Publishers embargo (Green) OA in order to prevent their subscription revenue streams from being reduced by the revolutionary technical potential opened up by the online medium for as long as they possibly can, at the cost of research access and impact. The Almost-OA Button and the immediate-deposit mandate were jointly designed long before the 
Finch Fiasco of 2012, to cover the journals that already had OA embargoes, and any journals that might adopt OA embargoes in the future. It is a prophylactic against OA embargoes. 

The perverse (but predictable) effect of Finch/RCUK's reckless new OA policy (of preferring to pay for Gold OA instead of reinforcing the requirement to provide cost-free Green OA) has been to give publishers a much stronger incentive to adopt and lengthen Green OA embargoes beyond RCUK's allowable length limit, and to offer hybrid Gold OA (i.e., keep charging institutions for subscriptions, but allow authors to pay them extra to make their individual article Gold OA) instead, so as to ensure that mandated UK authors are obliged to pay them extra for Gold OA rather than just providing cost-free Green OA.

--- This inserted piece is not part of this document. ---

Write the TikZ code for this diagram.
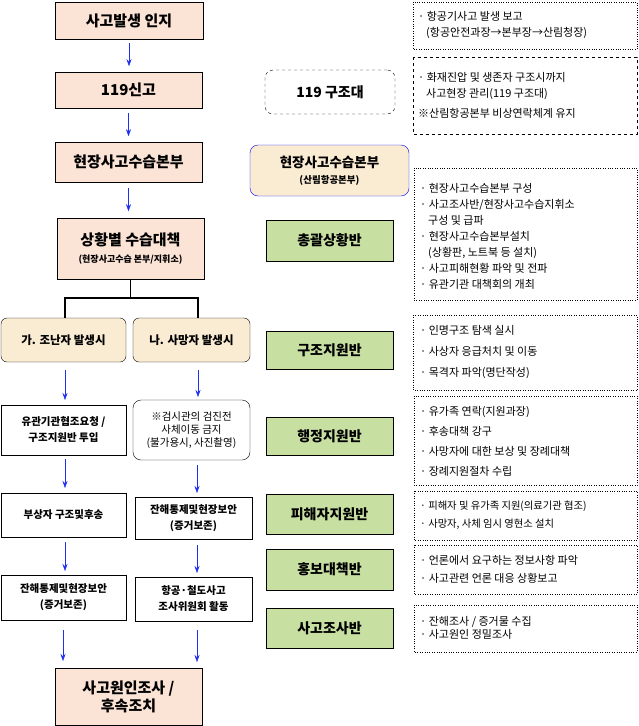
\documentclass[tikz,border=0pt]{standalone}
\usepackage{fontspec}
\setmainfont{Noto Sans CJK KR}
\usetikzlibrary{arrows.meta}
\definecolor{pinkf}{HTML}{FBE3D6}
\definecolor{creamf}{HTML}{FAEBD3}
\definecolor{greenf}{HTML}{C8DFA2}
\definecolor{arrb}{HTML}{1F2FF0}
\newcommand{\ind}{\hspace*{8pt}}
\tikzset{
  mainbox/.style={draw,fill=pinkf,font=\bfseries\fontsize{15}{18}\selectfont,align=center,inner sep=0pt},
  subbox/.style={draw,fill=creamf,rounded corners=6pt,font=\bfseries\fontsize{11.5}{14}\selectfont,align=center,inner sep=0pt},
  wbox/.style={draw,fill=white,font=\bfseries\fontsize{10.5}{16}\selectfont,align=center,inner sep=0pt},
  grbox/.style={draw,fill=greenf,font=\bfseries\fontsize{14}{17}\selectfont,align=center,inner sep=0pt},
  note/.style={font=\fontsize{11}{16}\selectfont,align=left,anchor=west,inner sep=0pt},
  barr/.style={draw=arrb,-{Stealth[length=7pt,width=5pt]}},
}
\begin{document}
\begin{tikzpicture}[x=1pt,y=-1pt]
\useasboundingbox (0,0) rectangle (639,726);
% left column
\node[mainbox,minimum width=148,minimum height=37] (A) at (129,20.5) {사고발생 인지};
\node[mainbox,minimum width=147,minimum height=36] (B) at (128.5,90) {119신고};
\node[mainbox,minimum width=147,minimum height=40] (C) at (128.5,162) {현장사고수습본부};
\node[mainbox,minimum width=147,minimum height=61] (D) at (130.5,248.5) {상황별 수습대책\\[-1pt]{\fontsize{9}{11}\selectfont (현장사고수습 본부/지휘소)}};
\draw[barr] (A.south) ++(0,4) -- ++(0,23);
\draw[barr] (B.south) ++(0,5) -- ++(0,23);
\draw[barr] (C.south) ++(0,6) -- ++(0,23);
\node[subbox,minimum width=125,minimum height=44] (E1) at (63.5,340) {가. 조난자 발생시};
\node[subbox,minimum width=117,minimum height=44] (E2) at (191.5,340) {나. 사망자 발생시};
\coordinate (T) at (130.5,298);
\draw[line width=1.2pt] (D.south) -- (T);
\draw[line width=1.2pt] (65,318) -- (65,298) -- (198,298) -- (198,318);
\node[wbox,minimum width=125,minimum height=50] (F1) at (63.5,430) {유관기관협조요청 /\\구조지원반 투입};
\node[draw,rounded corners=8pt,fill=white,font=\fontsize{10.5}{13}\selectfont,align=center,inner sep=0pt,minimum width=117,minimum height=60] (F2) at (191.5,430) {※검시관의 검진전\\사체이동 금지\\(불가용시, 사진촬영)};
\node[wbox,minimum width=125,minimum height=44] (G1) at (63.5,515) {부상자 구조및후송};
\node[wbox,minimum width=117,minimum height=42] (G2) at (193.5,518) {잔해통제및현장보안\\(증거보존)};
\node[wbox,minimum width=125,minimum height=45] (H1) at (63.5,597.5) {잔해통제및현장보안\\(증거보존)};
\node[wbox,minimum width=117,minimum height=44] (H2) at (193.5,599) {항공·철도사고\\조사위원회 활동};
\node[mainbox,minimum width=147,minimum height=57] (I) at (128.5,696.5) {사고원인조사 /\\후속조치};
\draw[barr] (65,370) -- (65,400);
\draw[barr] (198,370) -- (198,397);
\draw[barr] (65,459) -- (65,488);
\draw[barr] (197,465) -- (197,493);
\draw[barr] (65,542) -- (65,571);
\draw[barr] (197,545) -- (197,573);
\draw[barr] (63,630) -- (63,661);
\draw[barr] (197,630) -- (197,662);
% middle column
\node[draw,dashed,rounded corners=8pt,font=\bfseries\fontsize{14}{17}\selectfont,minimum width=130,minimum height=44] (M1) at (330,92) {119 구조대};
\node[draw=blue,fill=creamf,rounded corners=8pt,font=\bfseries\fontsize{13.5}{16}\selectfont,align=center,inner sep=0pt,minimum width=159,minimum height=51] (M2) at (329.5,170.5) {현장사고수습본부\\{\fontsize{9.5}{12}\selectfont (산림항공본부)}};
\node[grbox,minimum width=127,minimum height=41] (M3) at (329.5,240.5) {총괄상황반};
\node[grbox,minimum width=127,minimum height=38] (M4) at (329.5,350) {구조지원반};
\node[grbox,minimum width=127,minimum height=38] (M5) at (329.5,436) {행정지원반};
\node[grbox,minimum width=127,minimum height=40] (M6) at (329.5,514) {피해자지원반};
\node[grbox,minimum width=127,minimum height=41] (M7) at (329.5,569.5) {홍보대책반};
\node[grbox,minimum width=127,minimum height=40] (M8) at (329.5,628) {사고조사반};
% right column
\draw[dotted] (413,2) rectangle (637,49);
\node[note] (r1) at (418,25) {· 항공기사고 발생 보고\\\ind{}(항공안전과장→본부장→산림청장)};
\draw[dashed] (413,57) rectangle (637,134);
\node[note] (r2) at (418,95.5) {· 화재진압 및 생존자 구조시까지\\\ind{}사고현장 관리(119 구조대)\\[4pt]※산림항공본부 비상연락체계 유지};
\draw[dotted] (414,168) rectangle (637,300);
\node[note] (r3) at (420,236) {· 현장사고수습본부 구성\\· 사고조사반/현장사고수습지휘소\\\ind{}구성 및 급파\\· 현장사고수습본부설치\\\ind{}(상황판, 노트북 등 설치)\\· 사고피해현황 파악 및 전파\\· 유관기관 대책회의 개최};
\draw[dotted] (413,315) rectangle (637,390);
\node[note,font=\fontsize{11}{21}\selectfont] (r4) at (420,352) {· 인명구조 탐색 실시\\· 사상자 응급처치 및 이동\\· 목격자 파악(명단작성)};
\draw[dotted] (414,396) rectangle (637,485);
\node[note,font=\fontsize{11}{20}\selectfont] (r5) at (420,441) {· 유가족 연락(지원과장)\\· 후송대책 강구\\· 사망자에 대한 보상 및 장례대책\\· 장례지원절차 수립};
\draw[dotted] (414,491) rectangle (637,540);
\node[note,font=\fontsize{10.3}{18}\selectfont] (r6) at (420,515.5) {· 피해자 및 유가족 지원(의료기관 협조)\\· 사망자, 사체 임시 영현소 설치};
\draw[dotted] (414,545) rectangle (637,594);
\node[note,font=\fontsize{11}{18}\selectfont] (r7) at (420,569.5) {· 언론에서 요구하는 정보사항 파악\\· 사고관련 언론 대응 상황보고};
\draw[dotted] (414,605) rectangle (637,652);
\node[note,font=\fontsize{11}{13}\selectfont] (r8) at (420,628) {· 잔해조사 / 증거물 수집\\· 사고원인 정밀조사};
\end{tikzpicture}
\end{document}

Immediate-deposit plus the Almost-OA Button will be an antidote to this perverse effect of the Finch/RCUK mandate -- which is why it is so important to adopt HEFCE's proposal to make immediate-deposit mandatory in order to make articles eligible for REF2020.

There is a profound conflict of interest between, on the one side, research, researchers, their institutions, their funders, the vast R&D industry, students, teachers, journalists, and the tax-paying public that funds the research, and, on the other, the publishing industry. Publishing is a service industry that had been performing an essential service to research during the Gutenberg era of print on paper, but is now blocking the natural evolution of research communication in the print-free online era by trying to embargo making refereed research freely accessible to all online. 

Publishers will not stop trying to delay the optimal and inevitable for research for as long as possible by embargoing Green OA. OA mandates are the way for the research community to overcome the publishing industry's delay tactics -- and the immediate-deposit mandate plus the Button are their key components.

Harvard/MIT/UC-style copyright-reservation mandates are fine, and welcome, but, as noted, they require opt-out options or authors will not comply. The opt-out is invariably needed because the author's journal of choice insists on embargoing OA beyond the allowable limit and the author (rightly) insists on their journal of choice.

But all that the Harvard/MIT/UC-style copyright-reservation mandates need in order to make them work, optimally, is to add an immediate-deposit requirement (whether or not the article is embargoed), without opt-out. Authors who opt out can then rely on their repository's eprint-request to provide Almost-OA during the embargo.

Sale, A., Couture, M., Rodrigues, E., Carr, L. and Harnad, S. (2012) Open Access Mandates and the "Fair Dealing" Button. In: Dynamic Fair Dealing: Creating Canadian Culture Online (Rosemary J. Coombe & Darren Wershler, Eds.)